Nine-year-old tomboy Ociee Nash (Skyler Day) isn’t the least bit interested in being a proper young lady. The farm girl prefers dungarees to frilly dresses and horseplay with her brother over playing with dolls. Her mother is deceased, which leaves her father (Keith Carradine) concerned about the lack of female influence in her life. Her aunt Mamie (Mare Winningham) concurs, so Ociee is sent from rural Mississippi to live with her in Asheville, North Carolina.
Ociee’s 1898 adventures lead her to some Forrest Gump-like encounters. She meets Nellie Bly and helps solve an engineering dilemma the Wright Brothers are having with their flying machine. (TRADING SPACES fans will recognize carpenter Ty Pennington, who plays Wilbur Wright. He’s on screen for a minute tops.) Much is also made of Ociee inspiring President William McKinley’s saying “make haste slowly”. It struck me as an arcane quote, especially for a children‘s film. I wouldn't have paid any attention to it, but the film dwells on the line, going so far as to repeat it and having McKinley take note of the saying. Either the filmmakers didn’t do their research or assumed no one would realize that it comes from his March 4, 1897 inauguration speech. (Check the second paragraph.)
Ociee takes to her new home like a duck to water, even if she initially grouses about the wardrobe change that her dressmaking aunt institutes. She makes a new friend and helps a carriage driver woo prim Aunt Mamie. Except for missing her father and brothers, life in Asheville isn’t significantly different for Ociee. Which is precisely the problem. THE ADVENTURES OF OCIEE NASH is terribly dull because, for its approximate 100 minutes, it is virtually conflict-free.
Adapted from the book A FLOWER BLOOMS ON CHARLOTTE STREET, the film takes a methodical approach, breaking the non-action into distinct chapters. I can’t say how the film compares to the novel, but if you were reading this, you wouldn’t have a compelling reason to continue turning pages. Ociee is well adjusted and agreeable. Her penchant for climbing trees is what passes for mischievous behavior. While a MY FAIR LADY transformation might be anticipated and is briefly suggested, such work appears unnecessary. It isn’t imperative that Ociee should be deeply troubled, that she’s stealing from the general store and crying herself to sleep every night, but conflict is the storytelling engine. As admirable and desirable as good behavior and a relatively stress-free life are, these qualities alone don’t generate interesting viewing.

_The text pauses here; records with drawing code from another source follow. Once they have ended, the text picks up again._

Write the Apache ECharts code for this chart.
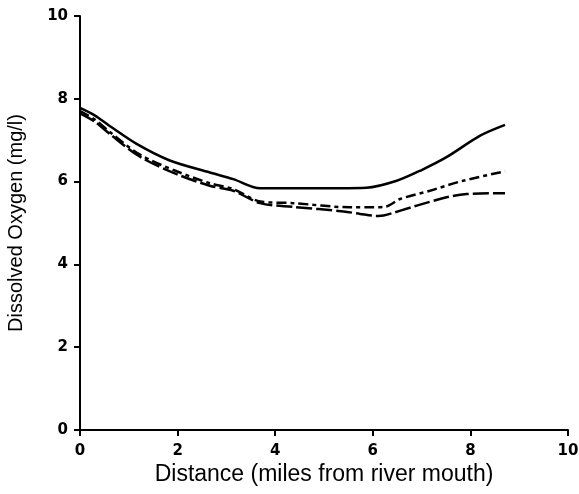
<!DOCTYPE html>
<html>
<head>
<meta charset="utf-8">
<script src="https://cdn.jsdelivr.net/npm/echarts@6/dist/echarts.min.js"></script>
<style>
  html, body { margin: 0; padding: 0; background: #fff; }
  #chart { width: 579px; height: 494px; }
</style>
</head>
<body>
<div id="chart"></div>
<script>
// distance (miles) vs dissolved oxygen (mg/l)
const solidX = [0, 0.3, 0.6, 1.16, 1.84, 2.66, 3.14, 3.69, 4.5, 5.3, 5.87, 6.49, 7.0, 7.51, 8.2, 8.71]
const solidY = [7.78, 7.6, 7.35, 6.91, 6.51, 6.22, 6.06, 5.84, 5.84, 5.84, 5.85, 6.02, 6.28, 6.59, 7.11, 7.37]

const dashDotX = [0, 0.3, 0.61, 1.23, 1.98, 2.66, 3.14, 3.69, 4.37, 5.53, 6.0, 6.28, 6.56, 7.17, 7.85, 8.71]
const dashDotY = [7.7, 7.5, 7.2, 6.65, 6.25, 5.96, 5.82, 5.52, 5.48, 5.38, 5.38, 5.4, 5.58, 5.78, 6.02, 6.25]

const longDashX = [0, 0.3, 0.61, 1.23, 1.98, 2.66, 3.14, 3.69, 4.37, 5.4, 5.74, 6.1, 6.22, 6.9, 7.51, 7.92, 8.71]
const longDashY = [7.65, 7.45, 7.15, 6.6, 6.18, 5.9, 5.78, 5.48, 5.39, 5.28, 5.22, 5.17, 5.18, 5.42, 5.62, 5.7, 5.72]

const xTicks = [0, 2, 4, 6, 8, 10]
const yTicks = [0, 2, 4, 6, 8, 10]

const zip = (xs, ys) => xs.map((x, i) => [x, ys[i]])

function lineSeries (xs, ys, type) {
  return {
    type: 'line',
    data: zip(xs, ys),
    smooth: 0.3,
    showSymbol: false,
    lineStyle: { color: '#000', width: 2.5, type: type }
  }
}

const axisCommon = {
  min: 0,
  max: 10,
  interval: 2,
  splitLine: { show: false },
  axisLine: { lineStyle: { color: '#000', width: 2 } },
  axisTick: { length: 6, lineStyle: { color: '#000', width: 2 } },
  axisLabel: { color: '#000', fontFamily: 'DejaVu Sans', fontWeight: 'bold', fontSize: 15 }
}

const chart = echarts.init(document.getElementById('chart'))
chart.setOption({
  animation: false,
  backgroundColor: '#fff',
  grid: { left: 80, right: 11, top: 16, bottom: 64, outerBoundsMode: 'none' },
  xAxis: {
    ...axisCommon,
    type: 'value',
    axisLabel: {
      ...axisCommon.axisLabel,
      margin: 14,
      formatter: v => (xTicks.includes(v) ? String(v) : '')
    },
    name: 'Distance (miles from river mouth)',
    nameLocation: 'middle',
    nameGap: 33,
    nameMoveOverlap: false,
    nameTextStyle: { color: '#000', fontFamily: 'Liberation Sans', fontSize: 23 }
  },
  yAxis: {
    ...axisCommon,
    type: 'value',
    axisLabel: {
      ...axisCommon.axisLabel,
      margin: 12,
      formatter: v => (yTicks.includes(v) ? String(v) : '')
    },
    name: 'Dissolved Oxygen (mg/l)',
    nameLocation: 'middle',
    nameGap: 54,
    nameMoveOverlap: false,
    nameTextStyle: { color: '#000', fontFamily: 'Liberation Sans', fontSize: 20 }
  },
  series: [
    lineSeries(solidX, solidY, 'solid'),
    lineSeries(dashDotX, dashDotY, [10, 4, 4, 4]),
    lineSeries(longDashX, longDashY, [16, 4])
  ]
})
</script>
</body>
</html>
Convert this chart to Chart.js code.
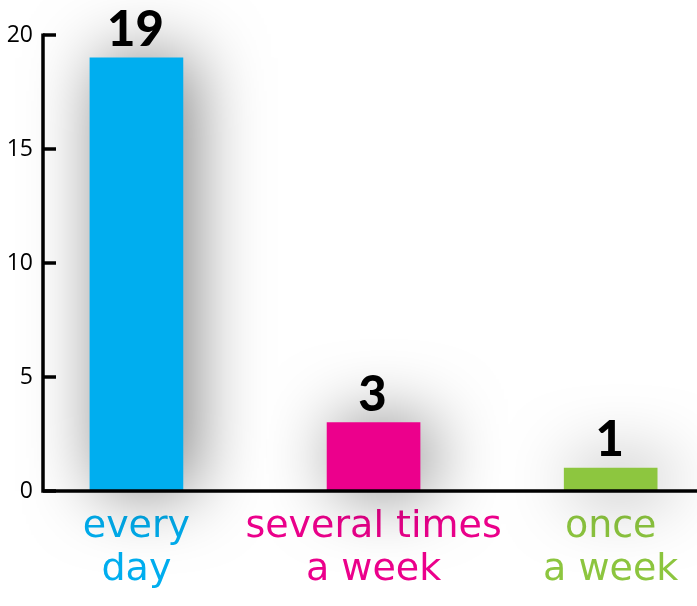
<!DOCTYPE html>
<html>
<head>
<meta charset="utf-8">
<script src="https://cdn.jsdelivr.net/npm/chart.js@4/dist/chart.umd.min.js"></script>
<style>
  html, body { margin: 0; padding: 0; background: #fff; }
  #wrap { width: 697px; height: 606px; position: relative; }
</style>
</head>
<body>
<div id="wrap"><canvas id="chart"></canvas></div>
<script>
// How often - answers per category
const categories = [['every', 'day'], ['several times', 'a week'], ['once', 'a week']];
const counts = [19, 3, 1];
const barColors = ['#00aeef', '#ec008c', '#8dc63f'];
const yTicks = [0, 5, 10, 15, 20];

// soft grey halo behind the bars
const shadowPlugin = {
    id: 'barShadow',
    beforeDatasetsDraw(chart) {
        const ctx = chart.ctx;
        ctx.save();
        ctx.shadowColor = 'rgba(0, 0, 0, 0.5)';
        ctx.shadowBlur = 70;
        ctx.shadowOffsetX = 10;
        ctx.shadowOffsetY = 0;
    },
    afterDatasetsDraw(chart) {
        chart.ctx.restore();
    }
};

// axis lines, inward tick marks on the y axis + big value labels over bars
const extrasPlugin = {
    id: 'extras',
    afterDraw(chart) {
        const ctx = chart.ctx;
        const y = chart.scales.y;
        const { left, right, top, bottom } = chart.chartArea;
        ctx.save();
        ctx.strokeStyle = '#000';
        ctx.lineWidth = 3.5;
        ctx.lineCap = 'butt';
        ctx.beginPath();
        ctx.moveTo(left, top - 1.5);
        ctx.lineTo(left, bottom);
        ctx.lineTo(right, bottom);
        ctx.stroke();
        y.ticks.forEach((t, i) => {
            const py = y.getPixelForTick(i);
            ctx.beginPath();
            ctx.moveTo(left, py);
            ctx.lineTo(left + 13, py);
            ctx.stroke();
        });

        const meta = chart.getDatasetMeta(0);
        ctx.fillStyle = '#000';
        ctx.font = '900 49px Lato, "DejaVu Sans", sans-serif';
        ctx.textAlign = 'center';
        ctx.textBaseline = 'alphabetic';
        meta.data.forEach((bar, i) => {
            ctx.fillText(String(counts[i]), bar.x - 1, bar.y - 12);
        });
        ctx.restore();
    }
};

new Chart(document.getElementById('chart'), {
    type: 'bar',
    data: {
        datasets: [{
            data: counts.map((v, i) => ({ x: i, y: v })),
            backgroundColor: barColors,
            borderWidth: 0,
            barThickness: 93,
            clip: false
        }]
    },
    options: {
        responsive: true,
        maintainAspectRatio: false,
        animation: false,
        layout: { padding: { top: 35, right: 0, left: 0, bottom: 0 } },
        plugins: {
            legend: { display: false },
            tooltip: { enabled: false }
        },
        scales: {
            x: {
                type: 'linear',
                offset: false,
                min: -0.394,
                max: 2.364,
                afterBuildTicks: axis => {
                    axis.ticks = categories.map((c, i) => ({ value: i }));
                },
                afterFit: axis => { axis.height = 115; },
                grid: { display: false, drawTicks: false },
                border: { display: false },
                ticks: {
                    autoSkip: false,
                    maxRotation: 0,
                    padding: 14,
                    callback: (v, i) => categories[i],
                    color: ctx => barColors[ctx.index],
                    font: { family: '"DejaVu Sans", sans-serif', size: 38, lineHeight: 1.15 }
                }
            },
            y: {
                min: 0,
                max: 20,
                afterBuildTicks: axis => {
                    axis.ticks = yTicks.map(v => ({ value: v }));
                },
                afterFit: axis => { axis.width = 43; },
                grid: { display: false, drawTicks: false },
                border: { display: false },
                ticks: {
                    padding: 10,
                    color: '#000',
                    font: { family: '"Open Sans", sans-serif', size: 23 }
                }
            }
        }
    },
    plugins: [shadowPlugin, extrasPlugin]
});
</script>
</body>
</html>
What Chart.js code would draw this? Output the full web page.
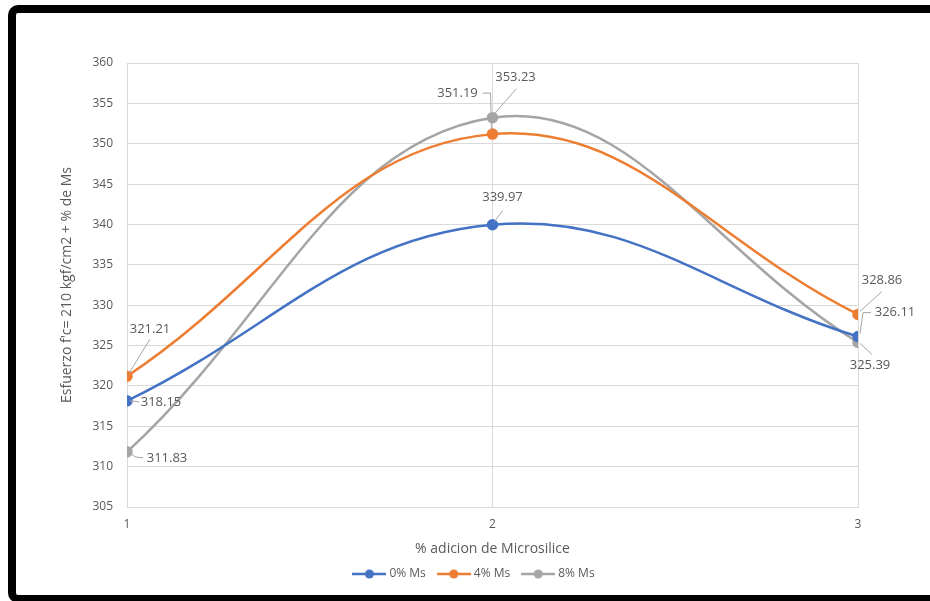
<!DOCTYPE html>
<html>
<head>
<meta charset="utf-8">
<script src="https://cdn.jsdelivr.net/npm/chart.js@4.4.0/dist/chart.umd.min.js"></script>
<style>
  html, body { margin: 0; padding: 0; background: #fff; overflow: hidden; }
  #marco {
    position: absolute; left: 8px; top: 5px; width: 1000px; height: 598px;
    border: 8px solid #000; border-radius: 10px; box-sizing: border-box;
  }
  #contenedor { position: absolute; left: 0; top: 0; width: 930px; height: 601px; }
</style>
</head>
<body>
<div id="marco"></div>
<div id="contenedor"><canvas id="grafica"></canvas></div>
<script>
// Datos de la gráfica
const categorias = [1, 2, 3];
const ms0 = [318.15, 339.97, 326.11];
const ms4 = [321.21, 351.19, 328.86];
const ms8 = [311.83, 353.23, 325.39];
const nombres = ["0% Ms", "4% Ms", "8% Ms"];
const ejeYMin = 305;
const ejeYMax = 360;
const ejeYPaso = 5;

const colores = ["#4472C4", "#ED7D31", "#A5A5A5"];
const colorTexto = "#595959";
const fuente = "'Open Sans', sans-serif";

// Posición de cada etiqueta respecto a su punto (dx, dy) y su línea guía
const posEtiquetas = [
    [
        { dx: 34, dy: 1.5, guia: [[3, 0], [12, 1]] },
        { dx: 10, dy: -27, guia: [[2, -3], [10, -14]] },
        { dx: 37, dy: -24, guia: [[2, -3], [5, -24], [13, -24]] },
    ],
    [
        { dx: 23, dy: -47, guia: [[2, -3], [23, -37]] },
        { dx: -35, dy: -41, guia: [[-1, -4], [-2, -41], [-10, -41]] },
        { dx: 24, dy: -34, guia: [[2, -3], [24, -23]] },
    ],
    [
        { dx: 40, dy: 6, guia: [[3, 1], [8, 5], [16, 6]] },
        { dx: 23, dy: -40, guia: [[1, -3], [24, -29]] },
        { dx: 12, dy: 23, guia: [[2, 1], [14, 12]] },
    ],
];

// Icono de leyenda: línea con punto al centro
function iconoLeyenda(color) {
    const c = document.createElement("canvas");
    c.width = 34;
    c.height = 12;
    const g = c.getContext("2d");
    g.strokeStyle = color;
    g.lineWidth = 2.5;
    g.beginPath();
    g.moveTo(0, 6);
    g.lineTo(34, 6);
    g.stroke();
    g.fillStyle = color;
    g.beginPath();
    g.arc(17, 6, 4.5, 0, Math.PI * 2);
    g.fill();
    return c;
}

// Plugin para dibujar etiquetas de datos con líneas guía
const etiquetasPlugin = {
    id: "etiquetas",
    afterLayout(chart) {
        // la leyenda va centrada en todo el recuadro, no solo en el área
        chart.legend.left += 21;
        chart.legend.right += 21;
        chart.legend.top -= 5;
        chart.legend.bottom -= 5;
    },
    afterDatasetsDraw(chart) {
        const ctx = chart.ctx;
        ctx.save();
        ctx.font = "13px " + fuente;
        ctx.textAlign = "center";
        ctx.textBaseline = "middle";
        chart.data.datasets.forEach((ds, i) => {
            const meta = chart.getDatasetMeta(i);
            meta.data.forEach((pt, j) => {
                const p = posEtiquetas[i][j];
                ctx.strokeStyle = "#A6A6A6";
                ctx.lineWidth = 1;
                ctx.beginPath();
                p.guia.forEach((q, k) => {
                    if (k === 0) ctx.moveTo(pt.x + q[0], pt.y + q[1]);
                    else ctx.lineTo(pt.x + q[0], pt.y + q[1]);
                });
                ctx.stroke();
                ctx.fillStyle = colorTexto;
                ctx.fillText(ds.data[j].y.toFixed(2), pt.x + p.dx, pt.y + p.dy);
            });
        });
        ctx.restore();
    },
};

const series = [ms0, ms4, ms8];
const datasets = series.map((s, i) => ({
    label: nombres[i],
    data: categorias.map((x, j) => ({ x: x, y: s[j] })),
    borderColor: colores[i],
    backgroundColor: colores[i],
    borderWidth: 2.5,
    pointRadius: 4.5,
    pointHoverRadius: 4.5,
    pointStyle: "circle",
    tension: 0.4,
    fill: false,
}));

const ctx = document.getElementById("grafica").getContext("2d");
new Chart(ctx, {
    type: "line",
    data: { datasets: datasets },
    options: {
        responsive: true,
        maintainAspectRatio: false,
        animation: false,
        layout: { padding: { left: 50, right: 72, top: 63, bottom: 6 } },
        plugins: {
            tooltip: { enabled: false },
            legend: {
                position: "bottom",
                labels: {
                    usePointStyle: true,
                    pointStyleWidth: 28,
                    padding: 14,
                    color: colorTexto,
                    font: { family: fuente, size: 12 },
                    generateLabels(chart) {
                        return chart.data.datasets.map((ds, i) => ({
                            text: ds.label,
                            pointStyle: iconoLeyenda(colores[i]),
                            fillStyle: colores[i],
                            strokeStyle: colores[i],
                            lineWidth: 0,
                            fontColor: colorTexto,
                            datasetIndex: i,
                            hidden: false,
                        }));
                    },
                },
            },
        },
        scales: {
            x: {
                type: "linear",
                min: categorias[0],
                max: categorias[categorias.length - 1],
                ticks: {
                    stepSize: 1,
                    padding: 10,
                    color: colorTexto,
                    font: { family: fuente, size: 12 },
                },
                grid: { color: "#D9D9D9", drawTicks: false },
                border: { color: "#D9D9D9" },
                title: {
                    display: true,
                    text: "% adicion de Microsilice",
                    color: colorTexto,
                    font: { family: fuente, size: 14 },
                    padding: { top: 4, bottom: 2 },
                },
                afterFit(scale) { scale.height = 52; },
            },
            y: {
                min: ejeYMin,
                max: ejeYMax,
                ticks: {
                    stepSize: ejeYPaso,
                    padding: 14,
                    color: colorTexto,
                    font: { family: fuente, size: 12 },
                },
                grid: { color: "#D9D9D9", drawTicks: false },
                border: { color: "#D9D9D9" },
                title: {
                    display: true,
                    text: "Esfuerzo f'c= 210 kgf/cm2 + % de Ms",
                    color: colorTexto,
                    font: { family: fuente, size: 14 },
                    padding: { top: 9, bottom: 0 },
                },
                afterFit(scale) { scale.width = 77; },
            },
        },
    },
    plugins: [etiquetasPlugin],
});
</script>
</body>
</html>
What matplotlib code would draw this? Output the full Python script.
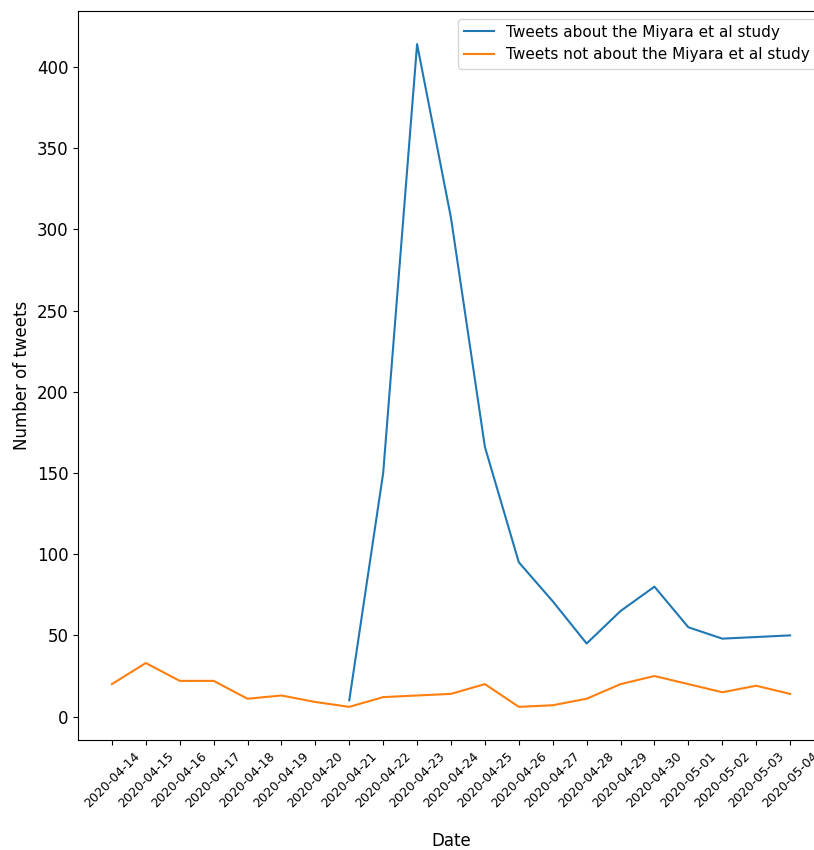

The title possibly suggests a parallel with Mark Twain’s THE ADVENTURES OF TOM SAWYER. THE ADVENTURES OF OCIEE NASH doesn’t come close to being as involving as Twain’s novel--an unfair comparison, to be sure--however, it inadvertently adheres to Twain’s introductory admonition to readers. He began the classic book with the warning that “persons attempting to find a motive in this narrative will be prosecuted; persons attempting to find a moral in it will be banished; persons attempting to find a plot in it will be shot.” Ociee Nash lacks motive and plot. While it upholds wholesomeness and good behavior, it lacks a concrete moral. Twain also mastered writing in dialect. THE ADVENTURES OF OCIEE NASH attempts to reflect the times, loaded as it is with southern aphorisms and slang, but the results are forced and clunky.
THE ADVENTURES OF OCIEE NASH was made in 2002 and is now rolling out regionally. Those in the Columbus area would do better to see HER MAJESTY, a 2001 film that played as part of the Drexel’s Summer Kids’ Series and is currently enjoying a regular engagement. In HER MAJESTY, a New Zealand girl befriends a Maori woman whose ramshackle home the townsfolk consider an eyesore, particularly with Queen Elizabeth’s imminent visit. The main characters in OCIEE NASH and HER MAJESTY are virtuous, but in HER MAJESTY it means something. Those without access to HER MAJESTY have better options in two great, overlooked films A LITTLE PRINCESS, from director Alfonso Cuaron, and Robert Mulligan’s THE MAN IN THE MOON.